(Note de lecture) Mary-Laure Zoss, "Ceux-là qu'on maudit", par Antoine Bertot

Par Florence Trocmé

Le titre, Ceux-là qu'on maudit, interroge : qui sont " ceux-là " et qui inclure ou exclure de ce " on " ? Le recueil participe-t-il, par ses mots, de cette malédiction ou, au contraire, tente-t-il de la conjurer ?
Si l'on doit faire le portrait de ceux-là, disons que la première section (" ceux-là qu'on maudit ") décrit une étrange fratrie d'êtres abîmés, " l'oeil cousu à gros points " (p.17) ou ayant reçu une " beigne au crâne " (p.12) ; des êtres gueulant, " l'un piqué de hargne " (p.22), l'autre frappant fort pour se venger (" œil pour œil, dix fois plus fort s'il le faut ", p.23), tous écorchant la langue, l'articulant comme ils peuvent (" le moindre verbe saisi à la griffe, acculé avant terme à ses consonnes ", p.24). De quoi effrayer. Et pourtant, une attention singulière leur est portée. Par eux, une énergie puissante et, certes, ravageuse se manifeste. Ils refusent les " disettes " (p.17) et s'accaparent ce qu'ils trouvent : des " copeaux frais ou retailles de lumière ", " l'herbe maigre ", un " ciel d'automne ", un " champ d'orties " (p.20). Ils récupèrent ainsi ce qui reste de saisissant, de lumineux, de vivace. Ils persistent dans leur mouvement " extravaguant " (p.19), participent à la ruine, mais poursuivent la vie à l'extérieur et en eux-mêmes, quitte à la risquer : " si ça se trouve, c'est la sienne d'âme en premier lieu qu'il finit, à en fouailler tant d'autres comme un sourd, par tailler en pièces " (p.23).
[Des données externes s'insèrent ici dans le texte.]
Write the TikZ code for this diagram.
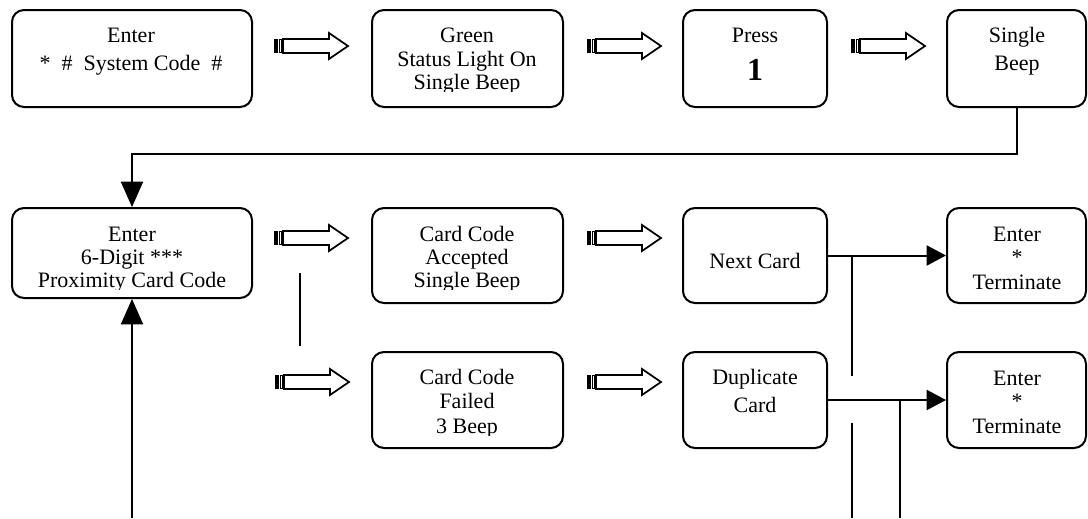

On retrouve dans la deuxième section (" et du temps jusqu'aux épaules ") des corps meurtris, cette fois, par le temps qui les submerge. Ces " vieux enfants " (p.31) ont le visage en " papier mâché " (p.43) et le corps désarticulé (" sur l'épaule gauche le corps à remettre, puis la droite ", p.33). Leur langue est à leur image, proche de disparaître, trouée, hésitante : " une langue devenue grêle à force " (p.34). Mais ainsi, ils incarnent notre propre présence au " désastre " (p.37) : " nous voici nous consumant à ourdir notre ruine, à l'évidence si près de suivre leurs brisées " (p.46). Il faut donc en prendre la " juste mesure " (p.47) et interroger notre manière de les mettre à distance : " une façon de garde-fou la troisième personne qui les verrouille en champ clos, du mauvais côté tenus en respect, dans ce leurre qu'étrangers ils nous restent " (p.44). L'emploi du pronom ils est une affaire de regard. Il vaut sans doute mieux s'approcher pour mieux voir " ce qui envers et contre tout s'obstine " (p.40).
La troisième section (" de droite et de gauche bégayant ") approfondit ces enjeux. Mêmes corps en ruine (" peu de salive, et plus guère de sang dans les doigts ", p.58), même langue approximative (" les lettres, tu les arranges pas comme il faut ", p.56), et même exclusion (" pas des leurs [...], on t'entend pas ", p. 52). Mais domine le pronom tu. Il permet à la fois une adresse directe à l'un de ceux-là et à soi-même. Il exprime la reconnaissance d'un monde commun où une exigence est formulée : essayer encore de nommer, d'entendre, de se " cramponner " (p.59) et ainsi perpétuer, au cœur de la " mise à sac " (p.61), " le désir d'un lieu à toute épreuve " (p.60).
En somme, il faut reconnaître le " désastre " comme nôtre, s'obstiner à regarder, en ceux-là, notre égarement pour y vivre, y parler, et, à défaut d'en sortir, en perpétuer autant que possible le " murmure " (pp. 52 et 65), en retrouver les traces anciennes et faire place ainsi, dans toute sa force, à " l'inattendu " (p.65).
Antoine Bertot
Mary-Laure Zoss, Ceux-là qu'on maudit, encres de Jean-Gilles Badaire, Fario, 2016, 64p., 15 €.